Figure 1. Flow diagram of fault signature enhancement based on angle-frequency domain synchronous averaging
To demonstrate the effectiveness of this technique, a case study is carried out on a gearbox with five different pinion health conditions as shown in Figure 2.
Figure 2. Five pinions with different health conditions.
Figure 3. Enhanced spectrograms under (a) missing tooth, (b) root crack, and (c) spalling conditions from angle-frequency domain synchronous averaging.

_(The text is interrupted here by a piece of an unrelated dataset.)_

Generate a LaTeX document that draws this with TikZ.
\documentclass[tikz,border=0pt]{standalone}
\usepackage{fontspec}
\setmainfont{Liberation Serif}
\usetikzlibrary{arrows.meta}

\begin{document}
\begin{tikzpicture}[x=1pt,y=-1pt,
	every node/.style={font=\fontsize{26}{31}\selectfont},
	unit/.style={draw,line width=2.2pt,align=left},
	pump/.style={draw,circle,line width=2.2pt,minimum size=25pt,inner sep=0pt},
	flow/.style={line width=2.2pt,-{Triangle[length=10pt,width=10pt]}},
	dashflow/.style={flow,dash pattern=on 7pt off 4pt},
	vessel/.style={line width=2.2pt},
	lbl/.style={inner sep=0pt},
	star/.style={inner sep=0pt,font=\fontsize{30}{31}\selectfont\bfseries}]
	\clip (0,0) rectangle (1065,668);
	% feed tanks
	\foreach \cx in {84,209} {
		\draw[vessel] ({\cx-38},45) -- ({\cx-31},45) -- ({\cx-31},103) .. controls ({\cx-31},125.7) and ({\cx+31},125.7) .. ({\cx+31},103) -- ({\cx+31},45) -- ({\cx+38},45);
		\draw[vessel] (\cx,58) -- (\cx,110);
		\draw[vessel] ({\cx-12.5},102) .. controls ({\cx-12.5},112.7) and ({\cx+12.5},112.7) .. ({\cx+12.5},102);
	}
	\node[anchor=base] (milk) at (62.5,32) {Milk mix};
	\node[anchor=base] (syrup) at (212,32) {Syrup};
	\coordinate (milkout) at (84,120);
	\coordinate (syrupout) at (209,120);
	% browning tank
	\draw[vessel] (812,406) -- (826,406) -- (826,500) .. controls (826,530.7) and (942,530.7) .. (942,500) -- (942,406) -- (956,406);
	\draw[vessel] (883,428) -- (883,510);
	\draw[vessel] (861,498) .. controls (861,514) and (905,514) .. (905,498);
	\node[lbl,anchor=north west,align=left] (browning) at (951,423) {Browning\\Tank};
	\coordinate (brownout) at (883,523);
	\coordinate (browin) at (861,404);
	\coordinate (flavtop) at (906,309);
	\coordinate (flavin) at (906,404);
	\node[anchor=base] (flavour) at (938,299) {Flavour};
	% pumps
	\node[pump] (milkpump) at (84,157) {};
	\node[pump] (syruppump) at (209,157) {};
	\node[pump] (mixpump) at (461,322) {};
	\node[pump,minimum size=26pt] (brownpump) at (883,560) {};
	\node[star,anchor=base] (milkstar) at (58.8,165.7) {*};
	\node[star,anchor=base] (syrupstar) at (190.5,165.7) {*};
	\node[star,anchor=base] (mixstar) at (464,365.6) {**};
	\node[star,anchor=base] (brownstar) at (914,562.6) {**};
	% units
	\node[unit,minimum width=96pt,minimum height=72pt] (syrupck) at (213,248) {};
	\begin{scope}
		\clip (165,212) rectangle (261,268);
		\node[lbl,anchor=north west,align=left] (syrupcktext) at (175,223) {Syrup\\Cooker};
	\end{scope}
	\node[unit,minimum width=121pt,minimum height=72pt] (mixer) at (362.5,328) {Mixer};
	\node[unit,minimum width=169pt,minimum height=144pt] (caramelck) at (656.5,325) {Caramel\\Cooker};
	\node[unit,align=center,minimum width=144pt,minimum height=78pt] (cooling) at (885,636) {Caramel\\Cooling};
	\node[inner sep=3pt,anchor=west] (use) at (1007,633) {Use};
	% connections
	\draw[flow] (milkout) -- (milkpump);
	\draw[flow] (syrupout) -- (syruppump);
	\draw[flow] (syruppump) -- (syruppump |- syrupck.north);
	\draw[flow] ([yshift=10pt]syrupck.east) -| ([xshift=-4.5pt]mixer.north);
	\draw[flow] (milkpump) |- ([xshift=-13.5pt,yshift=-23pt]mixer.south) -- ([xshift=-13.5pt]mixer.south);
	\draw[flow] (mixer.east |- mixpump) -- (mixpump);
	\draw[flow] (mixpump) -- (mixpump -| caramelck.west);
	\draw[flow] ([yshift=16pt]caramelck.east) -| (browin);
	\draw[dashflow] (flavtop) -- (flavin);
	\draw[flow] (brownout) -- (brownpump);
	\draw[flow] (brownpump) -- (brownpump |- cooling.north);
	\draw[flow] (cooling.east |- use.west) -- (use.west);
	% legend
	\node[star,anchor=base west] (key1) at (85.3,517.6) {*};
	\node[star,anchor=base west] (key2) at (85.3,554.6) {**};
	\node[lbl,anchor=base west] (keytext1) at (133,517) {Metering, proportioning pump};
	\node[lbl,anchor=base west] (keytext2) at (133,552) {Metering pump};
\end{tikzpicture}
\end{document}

The enhanced results obtained through angle-frequency domain synchronous averaging, shown in Fig 3, are then analyzed by using feature extraction algorithms to identify the most distinct features for fault classification and identification. Specifically, Kernel Principal Component Analysis (KPCA) targeting at nonlinearity, Multilinear Principal Component Analysis (MPCA) targeting at high dimensionality, and Locally Linear Embedding (LLE) targeting at local similarity among the enhanced data are employed and compared to yield insights. Numerical and experimental investigations are performed, and the results reveal the effectiveness of angle-frequency domain synchronous averaging in enabling feature extraction and classification. The results are plotted in Figure 4.
Figure 4. Experimental feature extraction results in a 2D reduced metrics spaces from (a) KPCA with Gaussian Kernel, (b) MPCA, and (c) LLE.
This case study illustrates that angle-frequency domain synchronous averaging can significantly enhance the fault-related features. The combination of feature enhancement with the feature identification algorithms can yield effective fault detection and identification.